That means it's the day your living room is filled with empty boxes, right? I was a bit busy yesterday to find time to post my writing, but this morning I have the time. It snowed--again--and I don't really do that whole crack of dawn, rugby scrum bargain shopping thing. Although I suppose I could have gone to pick up a new laptop. I'd like a new laptop. If I had the cash for it. Which I don't. So I won't go looking for one. Well, that takes care of needing to go out today. Guess I'll stay here, do the laundry, eat cookies, party mix, and English toffee, and knit or Wii bowl.

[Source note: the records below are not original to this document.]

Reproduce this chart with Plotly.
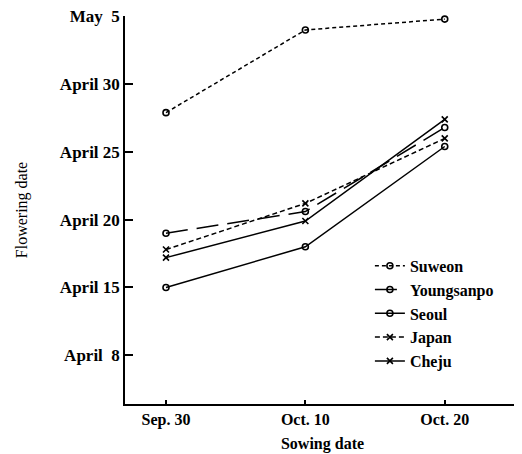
import plotly.graph_objects as go

# Sowing dates (days after Sep. 30) and tick labels
sowing_days = [0, 10, 20]
sowing_labels = ["Sep. 30", "Oct. 10", "Oct. 20"]

# Flowering date tick positions (drawn evenly spaced as in the original figure)
flower_tick_vals = [10, 15, 20, 25, 30, 35]
flower_tick_labels = ["April  8", "April 15", "April 20", "April 25", "April 30", "May  5"]

# Flowering dates (day of April; 35 = May 5)
suweon = [27.9, 34.0, 34.8]
youngsanpo = [19.0, 20.6, 26.8]
seoul = [15.0, 18.0, 25.4]
japan = [17.8, 21.2, 26.0]
cheju = [17.2, 19.9, 27.4]

series = [
    ("Suweon", suweon, "4px,3px", "circle-open"),
    ("Youngsanpo", youngsanpo, "22px,9px", "circle-open"),
    ("Seoul", seoul, "solid", "circle-open"),
    ("Japan", japan, "5px,3px", "x-thin"),
    ("Cheju", cheju, "solid", "x-thin"),
]

fig = go.Figure()
for name, vals, dash, sym in series:
    fig.add_trace(go.Scatter(
        x=sowing_days, y=vals, name=name, mode="lines+markers",
        line=dict(color="black", width=1.5, dash=dash),
        marker=dict(symbol=sym, size=6, color="black", line=dict(color="black", width=1.6)),
        cliponaxis=False,
    ))

serif = "Liberation Serif"
fig.update_layout(
    width=514, height=446,
    margin=dict(l=117, r=2, t=8, b=50),
    paper_bgcolor="white", plot_bgcolor="white",
    font=dict(family=serif, color="#000000"),
    showlegend=True,
    legend=dict(
        x=0.62, y=0.40, xanchor="left", yanchor="top",
        font=dict(family=serif, size=16, color="#000000", weight="bold"),
        bgcolor="rgba(0,0,0,0)", itemwidth=30, tracegroupgap=0,
    ),
    xaxis=dict(
        range=[-2.94, 25.4], tickvals=sowing_days, ticktext=sowing_labels,
        automargin=False,
        showgrid=False, zeroline=False, showline=True, linecolor="black", linewidth=1.5,
        ticks="inside", ticklen=4, tickwidth=1.5, tickcolor="black",
        tickfont=dict(family=serif, size=16, color="#000000", weight="bold"),
        title=dict(text="Sowing date", font=dict(family=serif, size=16, color="#000000", weight="bold"), standoff=10),
    ),
    yaxis=dict(
        range=[6.4, 35.03], tickvals=flower_tick_vals, ticktext=flower_tick_labels,
        automargin=False, ticklabeloverflow="allow",
        showgrid=False, zeroline=False, showline=True, linecolor="black", linewidth=1.5,
        ticks="inside", ticklen=8, tickwidth=1.5, tickcolor="black",
        tickfont=dict(family=serif, size=17, color="#000000", weight="bold"),
        title=dict(text="Flowering date", font=dict(family=serif, size=16, color="#000000"), standoff=28),
    ),
)

fig.write_html("out.html")
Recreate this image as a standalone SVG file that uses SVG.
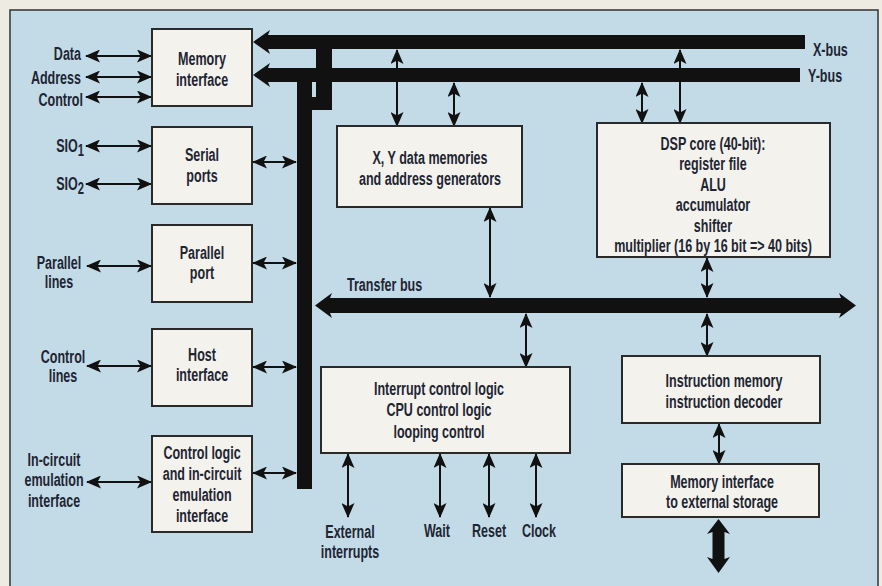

December 24--Write about a fire. The logs were stacked precisely like Lincoln Logs. They made a square chimney. She had combed the woods surrounding the stacked limestone circle of the council ring to find dry twigs and grasses to use for kindling. She had carried an old galvanzied watering can, minus its sprinkler head, down from the cottages built in the clearing. The can was heavy with water and it sloshed a bit leaving a wet mark on her old jeans. A couple trips to the shelter halfway up the trail and she had a nice pile of split firewood off to the side and a nice armload of smaller pieces to feed the fire after the kindling caught. She worked alone and in silence. It had been an eventful morning in her writing class and she decided after lunch to spend the afternoon outside in the crisp autumn sunshine. The wind in the trees and the murmur of the waves as they collapsed on the rocks at the base of the bluff soothes her troubled mind and the silent work of making the fire ready for that evening's bonfire assured her that even if the words wouldn't come, the beauty of this place could heal most of the hurts of her everyday life.
December 25--We ate Chinese. In my family take-out Chinese food was like medicine. If you borught home a note from your teacher Mom trusted that an egg roll and a cardboard carton of roast pork fried rice would set things right. A bad report card or failing a test called for sterner medicine--crab rangoons and egg foo yung would be prescribed. For really bad things, like breaking a window in Mrs. Stein-across-the-street's living room with a baseball or giving one of your bratty little twin brothers a black eye, a trip to the Mandarin Garden with its bright pagoda paintings and red chrome and formica booths was the remedy. Convalescing from a cold? Egg drop soup and a handfull of fortune cookies washed down by over-fizzy Fanta orange soda was just the thing to make you feel better. I learned from an early age that there was very little in life that couldn't be cured by a few cartons of stir fried meat and veggies and a bit of sticky rice.
Neither are great literature, but I'm just happy, as always, that I wrote. Hope everyone's Christmas was merry and bright. If not, have a nice sulk.